Every line from the start of the records through the line with "from bokeh.resources import INLINE" is to be written out exactly; pictures are not.

* **Data for this task**:
▼

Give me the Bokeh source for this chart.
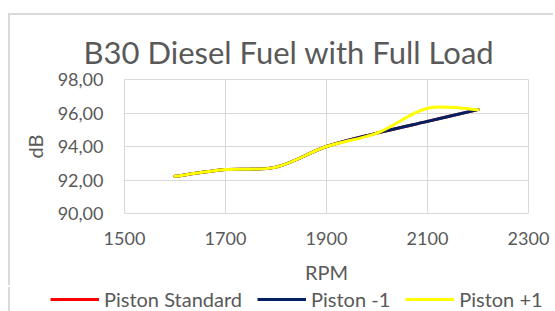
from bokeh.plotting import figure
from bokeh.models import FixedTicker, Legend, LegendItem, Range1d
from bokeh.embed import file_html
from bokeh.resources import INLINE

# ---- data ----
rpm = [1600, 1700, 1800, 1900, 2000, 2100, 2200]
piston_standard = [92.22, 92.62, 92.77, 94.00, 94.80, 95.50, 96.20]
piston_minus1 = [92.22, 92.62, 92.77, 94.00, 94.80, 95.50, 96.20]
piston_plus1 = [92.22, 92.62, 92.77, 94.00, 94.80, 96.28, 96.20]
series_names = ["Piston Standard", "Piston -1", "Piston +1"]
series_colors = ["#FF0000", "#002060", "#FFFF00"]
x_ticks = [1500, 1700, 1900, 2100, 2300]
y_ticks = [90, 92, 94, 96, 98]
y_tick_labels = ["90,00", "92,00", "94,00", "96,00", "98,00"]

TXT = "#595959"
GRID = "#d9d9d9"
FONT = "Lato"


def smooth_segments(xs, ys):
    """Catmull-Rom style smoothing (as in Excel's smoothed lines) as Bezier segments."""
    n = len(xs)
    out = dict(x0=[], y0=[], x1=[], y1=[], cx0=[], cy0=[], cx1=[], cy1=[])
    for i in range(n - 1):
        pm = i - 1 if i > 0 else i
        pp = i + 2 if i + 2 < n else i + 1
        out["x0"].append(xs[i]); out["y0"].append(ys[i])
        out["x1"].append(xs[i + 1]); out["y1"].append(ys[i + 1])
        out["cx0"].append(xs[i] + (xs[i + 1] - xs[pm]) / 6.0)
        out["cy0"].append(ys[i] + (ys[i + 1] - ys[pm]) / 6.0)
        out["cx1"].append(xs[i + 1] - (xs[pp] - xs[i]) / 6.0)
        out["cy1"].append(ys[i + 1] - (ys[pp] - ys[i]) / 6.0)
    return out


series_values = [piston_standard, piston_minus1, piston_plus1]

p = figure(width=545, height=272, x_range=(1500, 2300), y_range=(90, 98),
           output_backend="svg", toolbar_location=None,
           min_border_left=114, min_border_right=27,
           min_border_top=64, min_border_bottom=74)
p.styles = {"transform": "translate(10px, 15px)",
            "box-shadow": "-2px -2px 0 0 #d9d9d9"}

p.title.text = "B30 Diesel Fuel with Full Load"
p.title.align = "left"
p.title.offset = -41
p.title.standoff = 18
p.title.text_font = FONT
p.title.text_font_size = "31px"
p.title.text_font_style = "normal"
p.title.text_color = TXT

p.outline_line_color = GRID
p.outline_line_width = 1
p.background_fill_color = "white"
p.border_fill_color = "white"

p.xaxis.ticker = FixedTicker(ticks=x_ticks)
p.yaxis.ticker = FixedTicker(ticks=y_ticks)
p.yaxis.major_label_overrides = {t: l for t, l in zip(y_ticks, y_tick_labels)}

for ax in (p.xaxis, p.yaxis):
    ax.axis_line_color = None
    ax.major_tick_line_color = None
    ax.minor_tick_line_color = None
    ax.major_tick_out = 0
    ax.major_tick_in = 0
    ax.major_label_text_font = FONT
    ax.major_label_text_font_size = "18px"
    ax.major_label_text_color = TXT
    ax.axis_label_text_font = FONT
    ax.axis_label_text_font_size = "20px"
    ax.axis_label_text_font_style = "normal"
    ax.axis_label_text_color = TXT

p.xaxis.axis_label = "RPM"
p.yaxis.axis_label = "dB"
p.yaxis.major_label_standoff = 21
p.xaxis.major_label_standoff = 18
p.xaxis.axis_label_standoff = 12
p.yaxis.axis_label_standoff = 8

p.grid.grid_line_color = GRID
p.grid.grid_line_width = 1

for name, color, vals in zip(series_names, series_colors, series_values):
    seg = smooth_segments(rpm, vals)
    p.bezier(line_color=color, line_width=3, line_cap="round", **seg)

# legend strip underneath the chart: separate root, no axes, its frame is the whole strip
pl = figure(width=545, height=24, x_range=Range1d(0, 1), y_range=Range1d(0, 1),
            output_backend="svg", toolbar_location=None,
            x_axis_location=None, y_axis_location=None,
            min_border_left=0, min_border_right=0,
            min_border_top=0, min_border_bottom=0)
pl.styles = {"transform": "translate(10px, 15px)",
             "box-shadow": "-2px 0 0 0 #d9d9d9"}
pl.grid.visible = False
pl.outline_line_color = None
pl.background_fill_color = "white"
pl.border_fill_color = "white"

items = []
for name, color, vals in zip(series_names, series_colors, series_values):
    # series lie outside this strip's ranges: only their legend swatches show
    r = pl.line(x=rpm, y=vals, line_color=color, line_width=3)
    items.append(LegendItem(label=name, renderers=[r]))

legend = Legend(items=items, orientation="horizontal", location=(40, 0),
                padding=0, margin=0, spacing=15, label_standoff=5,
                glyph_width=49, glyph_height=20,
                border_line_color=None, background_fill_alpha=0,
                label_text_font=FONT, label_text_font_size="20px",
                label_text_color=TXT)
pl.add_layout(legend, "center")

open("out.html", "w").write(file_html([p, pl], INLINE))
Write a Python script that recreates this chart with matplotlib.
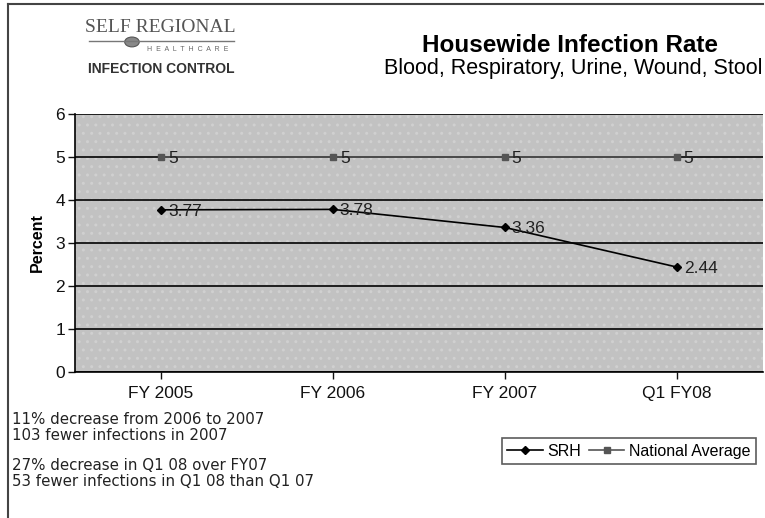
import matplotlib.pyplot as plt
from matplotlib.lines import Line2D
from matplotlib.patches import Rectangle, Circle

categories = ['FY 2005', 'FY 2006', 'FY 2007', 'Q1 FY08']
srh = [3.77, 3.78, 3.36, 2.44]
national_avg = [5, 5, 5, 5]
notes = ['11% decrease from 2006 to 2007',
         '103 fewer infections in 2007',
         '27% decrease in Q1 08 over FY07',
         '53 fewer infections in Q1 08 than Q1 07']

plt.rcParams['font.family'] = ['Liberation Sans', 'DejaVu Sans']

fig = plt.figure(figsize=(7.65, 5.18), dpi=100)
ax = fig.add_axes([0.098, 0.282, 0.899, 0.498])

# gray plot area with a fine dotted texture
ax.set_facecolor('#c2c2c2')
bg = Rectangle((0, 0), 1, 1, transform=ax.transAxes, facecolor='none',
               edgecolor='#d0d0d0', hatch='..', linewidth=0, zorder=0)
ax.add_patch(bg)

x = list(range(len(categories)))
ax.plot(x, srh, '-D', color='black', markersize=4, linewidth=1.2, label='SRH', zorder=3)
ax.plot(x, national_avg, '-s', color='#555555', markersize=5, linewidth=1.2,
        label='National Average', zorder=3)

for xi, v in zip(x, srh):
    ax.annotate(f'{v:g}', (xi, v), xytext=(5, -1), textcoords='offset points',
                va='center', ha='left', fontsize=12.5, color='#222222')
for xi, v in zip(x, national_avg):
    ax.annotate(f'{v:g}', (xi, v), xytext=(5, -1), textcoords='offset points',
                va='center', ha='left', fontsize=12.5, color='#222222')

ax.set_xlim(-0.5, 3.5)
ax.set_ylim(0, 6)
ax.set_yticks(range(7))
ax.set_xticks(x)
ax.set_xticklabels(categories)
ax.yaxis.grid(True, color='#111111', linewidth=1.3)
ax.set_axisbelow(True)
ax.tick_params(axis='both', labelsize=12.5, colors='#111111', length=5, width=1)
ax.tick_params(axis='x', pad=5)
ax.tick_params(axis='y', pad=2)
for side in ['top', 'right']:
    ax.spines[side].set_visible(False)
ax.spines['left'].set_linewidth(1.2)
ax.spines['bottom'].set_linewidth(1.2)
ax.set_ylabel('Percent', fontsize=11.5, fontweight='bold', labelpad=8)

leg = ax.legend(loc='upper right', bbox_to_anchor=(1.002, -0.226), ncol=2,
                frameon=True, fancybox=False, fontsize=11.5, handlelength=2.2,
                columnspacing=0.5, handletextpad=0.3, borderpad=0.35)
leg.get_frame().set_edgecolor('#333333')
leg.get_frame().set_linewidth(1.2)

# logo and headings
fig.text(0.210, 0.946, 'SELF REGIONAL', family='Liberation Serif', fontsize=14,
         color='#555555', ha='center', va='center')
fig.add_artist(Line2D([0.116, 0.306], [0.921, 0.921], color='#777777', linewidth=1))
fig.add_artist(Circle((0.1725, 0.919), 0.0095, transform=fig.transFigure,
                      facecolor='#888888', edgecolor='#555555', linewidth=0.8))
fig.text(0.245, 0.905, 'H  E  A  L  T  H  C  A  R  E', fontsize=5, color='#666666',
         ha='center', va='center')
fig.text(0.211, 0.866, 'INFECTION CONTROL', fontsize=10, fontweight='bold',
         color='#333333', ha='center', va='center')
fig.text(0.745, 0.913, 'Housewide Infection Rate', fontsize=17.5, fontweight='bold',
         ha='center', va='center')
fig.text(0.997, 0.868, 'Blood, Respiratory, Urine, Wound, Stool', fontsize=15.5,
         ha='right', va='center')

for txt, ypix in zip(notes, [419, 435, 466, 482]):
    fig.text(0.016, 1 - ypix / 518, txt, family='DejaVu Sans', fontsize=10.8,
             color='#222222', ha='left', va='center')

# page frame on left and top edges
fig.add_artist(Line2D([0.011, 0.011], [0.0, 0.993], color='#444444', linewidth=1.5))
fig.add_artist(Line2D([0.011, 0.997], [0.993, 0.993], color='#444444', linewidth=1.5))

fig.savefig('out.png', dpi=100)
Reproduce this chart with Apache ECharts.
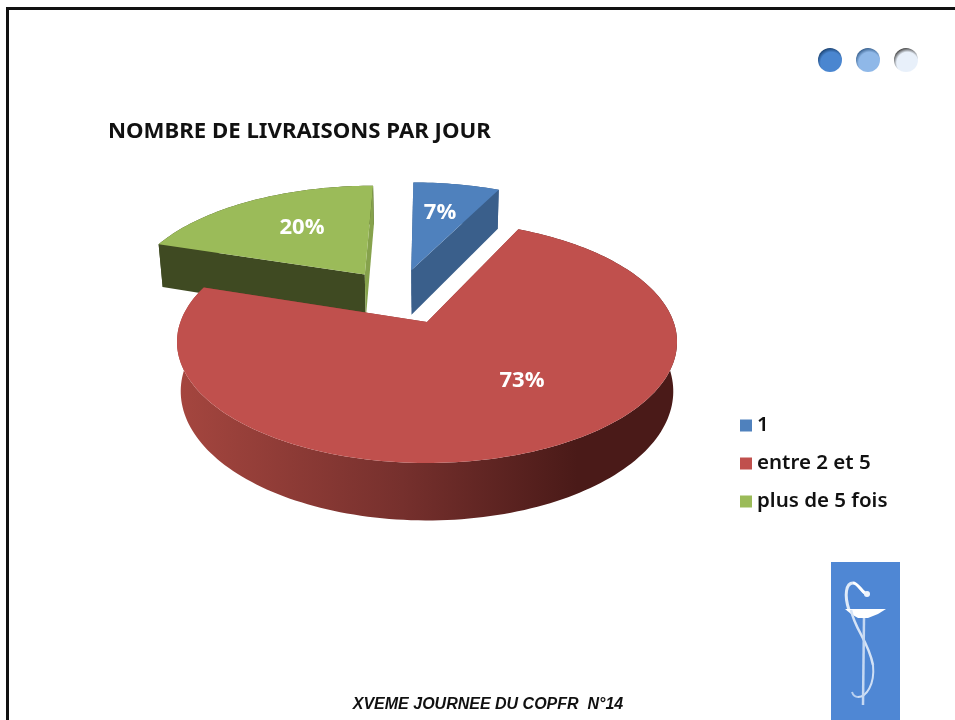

▲

* **The answer**:
Give me the Bokeh source for this chart.
from bokeh.plotting import figure
from bokeh.models import FixedTicker, Legend, LegendItem, Range1d
from bokeh.embed import file_html
from bokeh.resources import INLINE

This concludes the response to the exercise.